A finales de año se aprobó en el Senado de la República la controversial Ley General de Economía Circular, pasó raspando 87-77. Ésta busca redefinir la economía nacional en su producción, distribución y consumo, al reincorporar los residuos al máximo a las cadenas, minimizar desechos, entre otros cambios paradigmáticos.
De acuerdo con la ley, las atribuciones recaerán en los órdenes de gobierno de las maneras más inoperantes que la mayoría oficialista del senado pensó.
Las entidades estarán a cargo de elaborar un registro de personas físicas y morales dedicadas al reciclaje y transformación de residuos, o sea recicladores, chatarreros y demás personajes del mundo de la pepena y reciclado; todos menos los pepenadores, ellos serán registrados por los municipios.
Quienes estén enfocados a elaboración, importación y manufactura de envases y empaques estarán obligadas a presentar un Plan de Economía Circular de risa loca.
La carta de ayer hace un mes a los Reyes Magos tuvo más objetividad y realismo que esos planes donde se les solicita, amablemente, describir requerimientos en materia de financiamiento para transitar. Desarrollar incentivos económicos de mercado y fiscales…ni siga leyendo la ley, ¿estamos mal de la cabeza?
De los 23 mil millones de latas que genera el país anualmente vemos una ínfima cantidad en calles o vertederos, y aún menos si desagregamos aluminio y acero. ¿Por qué? Pues por tener valor.
Lo mismo pasa con vidrio, papel y algunos plásticos de alta densidad, con diferentes grados de escala para hacerlos rentables. El resto de la basura inorgánica termina ahí, principalmente, por no tener valor.
No se engañe, nuestro estilo de vida es la ponderación entre bajo costo de manufactura y alto costo para el medio ambiente y salud. ¿Quién se beneficia? Marginalmente el consumidor al acceder a productos accesibles que resuelven necesidades básicas.
Pero los ganones indiscutibles son las empresas que las utilizan para sus actividades económicas. Culpas tan parejas como un plato de unicel para los tacos de anoche, o Unilever para emplayar un lote de jabón, aunque con racionalizaciones obvias.
Hay una solución sobre la mesa que todos evitan: asignar valor monetario, pagado antes de la comercialización, y sufragado enteramente por las compañías sin incrementos al consumidor; un importe para el fabricante.
Estas tasas son adoptadas de maneras distintas.
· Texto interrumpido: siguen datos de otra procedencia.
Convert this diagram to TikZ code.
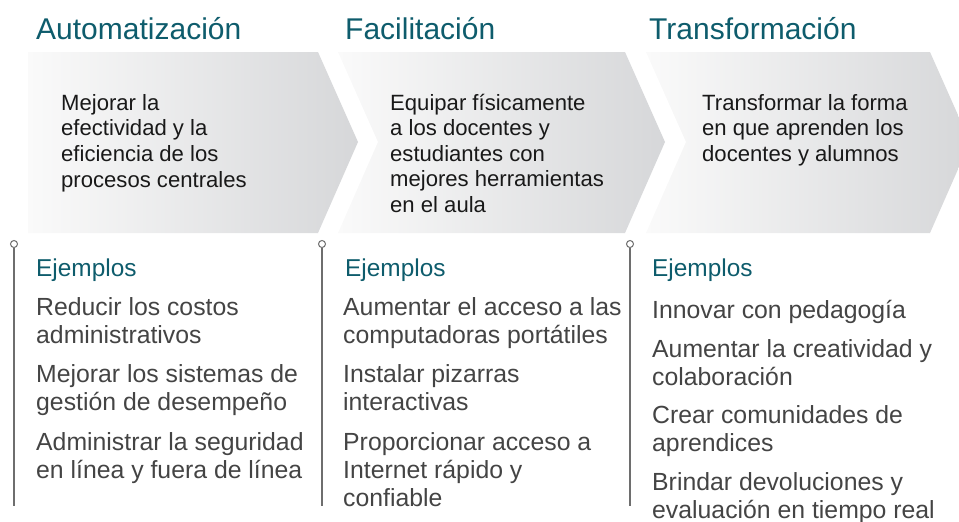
\documentclass[tikz,border=0pt]{standalone}
\usepackage{fontspec}
\setmainfont{Liberation Sans}
\definecolor{tealhead}{RGB}{14,92,108}
\definecolor{itemgray}{RGB}{68,68,68}
\definecolor{chevtext}{RGB}{25,25,25}
\definecolor{chevL}{RGB}{250,250,250}
\definecolor{chevR}{RGB}{214,215,217}
\definecolor{linegray}{RGB}{110,110,110}
\begin{document}
\begin{tikzpicture}[x=1pt,y=-1pt,
  titletext/.style={anchor=base west, inner sep=0, font=\fontsize{30}{34}\selectfont, text=tealhead},
  chevline/.style={anchor=base west, inner sep=0, font=\fontsize{22.1}{26}\selectfont, text=chevtext},
  exhead/.style={anchor=base west, inner sep=0, font=\fontsize{24.4}{28}\selectfont, text=tealhead},
  itemline/.style={anchor=base west, inner sep=0, font=\fontsize{24.8}{28}\selectfont, text=itemgray},
  pin/.style={circle, draw=linegray, fill=white, inner sep=0, minimum size=7pt, line width=1pt},
  vline/.style={draw=linegray, line width=1.8pt},
  chevshade/.style={left color=chevL, right color=chevR}]
\useasboundingbox (0,0) rectangle (959,522);
\clip (0,0) rectangle (959,522);
% chevrons
\shade[chevshade] (28,52) -- (318,52) -- (358,142) -- (318,233) -- (28,233) -- cycle;
\shade[chevshade] (338,52) -- (625,52) -- (665,142) -- (625,233) -- (338,233) -- (378,142) -- cycle;
\shade[chevshade] (646,52) -- (930,52) -- (970,142) -- (930,233) -- (646,233) -- (686,142) -- cycle;
% titles
\node[titletext] (t1) at (36,39) {Automatización};
\node[titletext] (t2) at (345,39) {Facilitación};
\node[titletext] (t3) at (649,39) {Transformación};
% chevron texts
\node[chevline] (a1) at (61,110) {Mejorar la};
\node[chevline] (a2) at (61,135.7) {efectividad y la};
\node[chevline] (a3) at (61,161.4) {eficiencia de los};
\node[chevline] (a4) at (61,187) {procesos centrales};
\node[chevline] (b1) at (390,110) {Equipar físicamente};
\node[chevline] (b2) at (390,135.5) {a los docentes y};
\node[chevline] (b3) at (390,161) {estudiantes con};
\node[chevline] (b4) at (390,186.5) {mejores herramientas};
\node[chevline] (b5) at (390,212) {en el aula};
\node[chevline] (c1) at (702,110) {Transformar la forma};
\node[chevline] (c2) at (702,135.7) {en que aprenden los};
\node[chevline] (c3) at (702,161.4) {docentes y alumnos};
% pins and vertical lines
\node[pin] (p1) at (14,244) {};
\node[pin] (p2) at (322,244) {};
\node[pin] (p3) at (630,244) {};
\coordinate (e1) at (14,506);
\coordinate (e2) at (322,506);
\coordinate (e3) at (630,506);
\draw[vline] (p1.south) -- (e1);
\draw[vline] (p2.south) -- (e2);
\draw[vline] (p3.south) -- (e3);
% Ejemplos
\node[exhead] (x1) at (36,276) {Ejemplos};
\node[exhead] (x2) at (345,276) {Ejemplos};
\node[exhead] (x3) at (652,276) {Ejemplos};
% column 1
\node[itemline] (i11) at (36,315) {Reducir los costos};
\node[itemline] (i12) at (36,343) {administrativos};
\node[itemline] (i13) at (36,382) {Mejorar los sistemas de};
\node[itemline] (i14) at (36,410) {gestión de desempeño};
\node[itemline] (i15) at (36,450) {Administrar la seguridad};
\node[itemline] (i16) at (36,478) {en línea y fuera de línea};
% column 2
\node[itemline] (i21) at (343,315) {Aumentar el acceso a las};
\node[itemline] (i22) at (343,343) {computadoras portátiles};
\node[itemline] (i23) at (343,382) {Instalar pizarras};
\node[itemline] (i24) at (343,410) {interactivas};
\node[itemline] (i25) at (343,450) {Proporcionar acceso a};
\node[itemline] (i26) at (343,478) {Internet rápido y};
\node[itemline] (i27) at (343,506) {confiable};
% column 3
\node[itemline] (i31) at (652,318) {Innovar con pedagogía};
\node[itemline] (i32) at (652,357) {Aumentar la creatividad y};
\node[itemline] (i33) at (652,385) {colaboración};
\node[itemline] (i34) at (652,423) {Crear comunidades de};
\node[itemline] (i35) at (652,451) {aprendices};
\node[itemline] (i36) at (652,490) {Brindar devoluciones y};
\node[itemline] (i37) at (652,518) {evaluación en tiempo real};
\end{tikzpicture}
\end{document}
En Europa anglosajona el consumidor asume la responsabilidad de reintegrar los envases al sistema, mientras que en Estados Unidos es un gravamen extra a pagar donde solo hippies y vagabundos reciclan.
Una botella de refresco con un valor nominal de $1.50, redimible fácil y accesiblemente, sería una basura que usted en su vida vuelve a ver en el suelo de este país.
Un sobre de champú Vanart a $4.50 tampoco lo volvería a ver en el mercado. Una vez que el sutil costo que las empresas vomitan al medio ambiente recae corpóreamente en forma en pesos es cuando uno se da cuenta de lo insostenible.
Los sectores de menos ingresos son quienes dependen más de estos productos hiper industrializados para su día a día y, aunque el tiempo apremia, la sensibilidad debe imperar.
Hoy el gobierno federal trasladó todas las culpas al consumidor, y a los estados las obligaciones con una ley inoperante y de nulas opciones para un transitar lógico. Asignarle la tarea a SEMARNAT y no a Economía es la señal más clara de que no entienden nada.
Existe una pequeñísima esperanza en gobiernos y congresos estatales, quienes tendrán que generar sus propias leyes para armonizar la implementación. ¿Se imagina representantes populares que redacten una ley que cambie para siempre lo que significa la basura, dignifique a los pepenadores (gremio que merece todos los premios de sustentabilidad de este país), y vea por el bien público ante las empresas?
La pelota está en medio ambiente estatal con su titular Beatriz Manrique. La Fiera va de octavo, ¿liguilla directa o repechaje mínimo?